A new study published in JAMA Internal Medicine found that about 6.5 percent of women, or an estimated 3.3 million nationwide, said that their first sexual experience was rape. The women’s average ages, at the time, were 15 years old, and the average age of their alleged assailants was 27.
The horrific scale of the crimes is disturbing enough. The age difference adds an even more sinister, predatory element.
The predatory attitude of some adult men toward girls is not limited to rape; more frequently, it’s on display in the form of street harassment by male strangers, often starting around the time girls reach puberty.
Girls know what I’m talking about: Men whistle at them while they walk to their friend’s house, leer at them in stores, masturbate at them from behind newspapers on the subway car, follow them as they walk home from school and even invite them into their cars.
Street harassment is the most common form of sexual harassment and assault that American women experience in their lifetime. Most women say their first incident of sexual harassment took place when they were a teenager or younger, and 71 percent of women nationally have faced street harassment. Women also often report that it is adult men who harassed them, not boys their own age.
I’ve seen this come up over and over again in the nearly 13 years that I have been researching, writing and speaking out about street harassment. Just a few weeks ago, I created an online survey to investigate this further, and I was shocked, but also not shocked, by the results.
Nearly 95 percent of the around 250 people who took the online survey identified as women. Almost 70 percent said they were 13 years old or younger when they first experienced street harassment; 24 percent said they were 14 to 16 years old and only 7 percent were older than 16.
But while most of the women were 13 years or younger when they were harassed, 75 percent said their harasser/s were in their twenties or older and 55 percent were in their thirties or older. Nearly 90 percent of respondents said the boys or men harassing them were older than them.
“I was six years old and on the way to school with a classmate,” one woman wrote. “A middle-aged man on a bike flashed us and made crude gestures.”
“A man in his thirties pulled his car up [next to me] and rolled down the window and asked if he would give me 100 dollars if I would come in his car and have sex with him,” another woman shared. “I was 13.”
The JAMA Internal Medicine study found that women who experienced rape as their first sexual experience were more likely than other women to have a range of health problems—including unwanted first pregnancies, abortions, endometriosis, pelvic inflammatory disease and poor overall health. Similarly, around 80 percent of respondents to my survey said their first experiences with street harassment caused them to feel less safe in the world afterward, and 54 percent said it caused them to change their life in some way.
These numbers are a stark contrast from the experiences of men who rape and harass women and girls. Less than a third of rape incidents overall are reported to police, and then less than one percent of all rapes lead to felony convictions. My research over the years suggests street harassers fare about as well and rarely face any real negative outcomes for their actions.
Sexual violence and street harassment should be unacceptable in a free and democratic society, in part because it prevents equality. Instead, our culture allows adult men to prey on girls, with almost complete impunity—while women’s health, peace of mind, sense of safety and ability to live full lives suffer.
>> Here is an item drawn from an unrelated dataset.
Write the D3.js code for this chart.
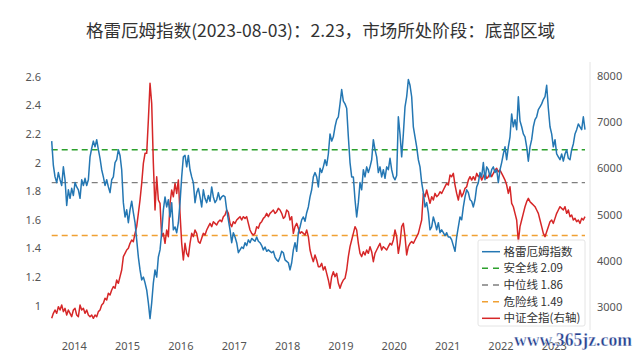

We have the power to do something about this.
We can start by changing the frequent acceptance of men preying on girls—calling out men who sexualize and harass girls and younger women, reporting men who possess child porn and refusing to laugh along with men who make jokes about “underage sex” (or, as it should be known, rape).
We must also engage in prevention measures at a young age and model respect for the children in our lives. We must help boys and young men who are survivors of sexual violence, breaking the cycle of violence in the process. We must support legislation that mandates school curriculum on consent and sex education, as it has shown to be an effective part of prevention as well. We must financially support sexual assault prevention efforts, and so much our lawmakers. The state of California recently allotted $5 million toward those kinds of initiatives, and others should follow suit.
Until we change our culture, we cannot tell girls to go be anything they want to be—because they may not be able to go to school or to a friend’s house without facing male harassment and feeling unsafe. We cannot push for “girl power” until we do something first about the men who try to exert power over girls wherever they go.
Nothing will change until we acknowledge that this happens—that adult men rape girls, harass girls and otherwise make girls feel unsafe in the world.
Girls are not prey. Let’s stop encouraging men to be predators.